We've used to copy the .conf file from /debian/odoo.conf and modified it along the way to our needs. This could trigger issues and cornercases. Since Odoo 11.0 this breaks the default installation script.
There where two options:
1) Create sed commands to find the doubles and remove them - which would have issues with the regex expressions and special characters such as "/".
2) Create a new configuration file from scratch and fill it with our own data
Obviously, I went for option 2.
Before this addition you would only have one chance to fill in the Github credentials.
If they where wrong the script would fail on a lot of the remaining steps, you would need to run the script and you might even get issues because of already used commands.
This commit adds the response from Github to check if the credentials are valid are not.
In case they're invalid we'll ask them again (untill they're correct) and we'll show a warning to the user that they where invalid or that the user does not have enough rights on the Github repository.
If they succeed we'll clone the enterprise repository and continue.

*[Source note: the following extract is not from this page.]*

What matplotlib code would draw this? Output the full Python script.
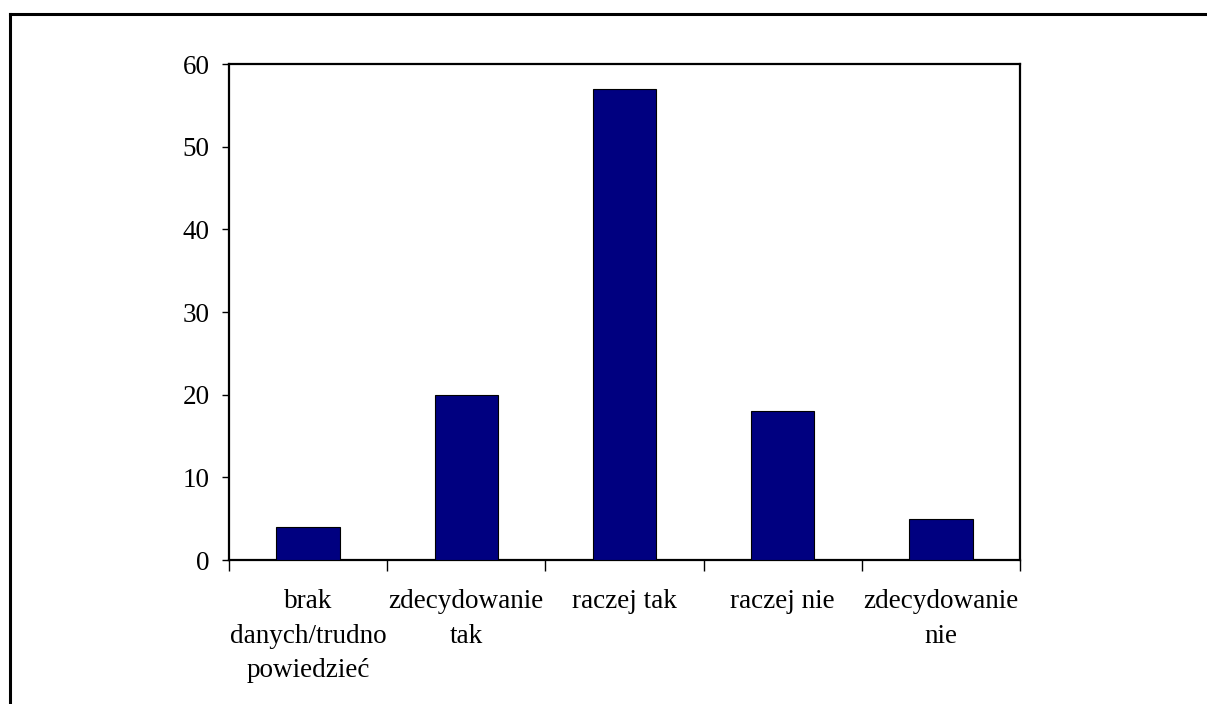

Added the "--depth 1" to the command so it only retrieves the latest version without all the repository history, which makes the download quite a bit quicker, and uses less space in disk, making it suitable for a production environment.
Added:
- Odoo is now automatically started at the end of the install script
- The terminal now shows an overview with all details about the freshly installed Odoo. This will give you a good insight and will also show possible errors that you might have made.